>>>

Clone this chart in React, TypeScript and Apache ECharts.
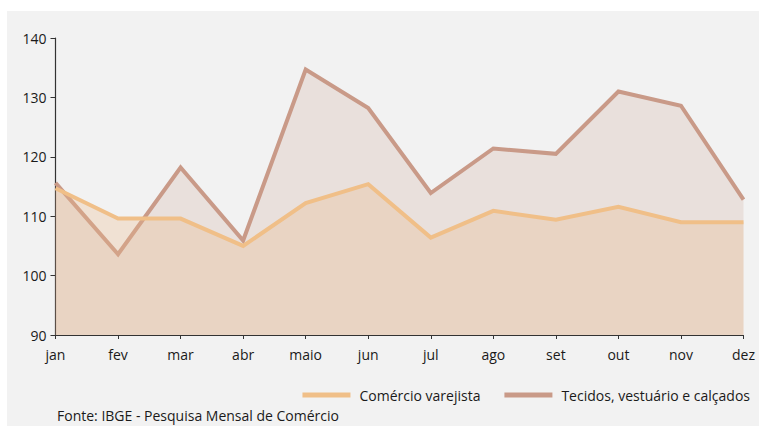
import React, { useEffect, useRef } from "react";
import * as echarts from "echarts";

const months = ["jan", "fev", "mar", "abr", "maio", "jun", "jul", "ago", "set", "out", "nov", "dez"];
const comercio = [114.7, 109.6, 109.6, 105.0, 112.2, 115.4, 106.4, 110.9, 109.4, 111.6, 109.0, 109.0];
const tecidos = [115.6, 103.6, 118.2, 105.9, 134.7, 128.2, 113.9, 121.4, 120.5, 131.0, 128.6, 112.8];
const seriesNames = ["Comércio varejista", "Tecidos, vestuário e calçados"];
const sourceText = "Fonte: IBGE - Pesquisa Mensal de Comércio";

const FONT = "Open Sans";

export default function App() {
  const ref = useRef<HTMLDivElement>(null);
  useEffect(() => {
    document.body.style.margin = "0";
    const chart = echarts.init(ref.current!, null, { renderer: "svg" });
    chart.setOption({
      animation: false,
      backgroundColor: "#ffffff",
      textStyle: { fontFamily: FONT },
      graphic: [
        {
          type: "rect",
          z: -10,
          silent: true,
          shape: { x: 7, y: 11, width: 752, height: 415 },
          style: { fill: "#f2f2f2" },
        },
      ],
      title: {
        text: sourceText,
        left: 57,
        top: 407,
        padding: 0,
        textStyle: { fontFamily: FONT, fontSize: 14, fontWeight: "normal", color: "#1a1a1a", lineHeight: 17 },
      },
      legend: {
        right: 4,
        top: 383,
        itemWidth: 48,
        itemHeight: 5,
        itemGap: 24,
        icon: "rect",
        data: seriesNames,
        textStyle: { fontFamily: FONT, fontSize: 14, color: "#1a1a1a", padding: [0, 0, 0, 4] },
      },
      grid: { left: 55.5, right: 15.5, top: 38, bottom: 91 },
      xAxis: {
        type: "category",
        data: months,
        boundaryGap: false,
        axisLine: { lineStyle: { color: "#333", width: 1.2 } },
        axisTick: { show: true, length: 4, lineStyle: { color: "#333" } },
        axisLabel: { color: "#1a1a1a", fontSize: 14, fontFamily: FONT, margin: 12 },
        splitLine: { show: false },
      },
      yAxis: {
        type: "value",
        min: 90,
        max: 140,
        interval: 10,
        axisLine: { show: true, lineStyle: { color: "#333", width: 1.2 } },
        axisTick: { show: true, length: 5, lineStyle: { color: "#333" } },
        axisLabel: { color: "#1a1a1a", fontSize: 14, fontFamily: FONT, margin: 9 },
        splitLine: { show: false },
      },
      series: [
        {
          name: seriesNames[1],
          type: "line",
          data: tecidos,
          symbol: "none",
          z: 2,
          itemStyle: { color: "#c99a88" },
          lineStyle: { color: "#c99a88", width: 4, join: "miter" },
          areaStyle: { color: "#c99a88", opacity: 0.2 },
        },
        {
          name: seriesNames[0],
          type: "line",
          data: comercio,
          symbol: "none",
          z: 3,
          itemStyle: { color: "#f0bf88" },
          lineStyle: { color: "#f0bf88", width: 4, join: "miter" },
          areaStyle: { color: "#eab98a", opacity: 0.3 },
        },
      ],
    });
    return () => chart.dispose();
  }, []);
  return <div ref={ref} style={{ width: 759, height: 426 }} />;
}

<<<

WHAT YOU SHOULD DO: Begin at the first line of the data above and repeat each line exactly, stopping after the line containing "import * as". Omit the pictures.

FULL SOLUTION:
Clone this chart in React, TypeScript and Apache ECharts.
import React, { useEffect, useRef } from "react";
import * as echarts from "echarts";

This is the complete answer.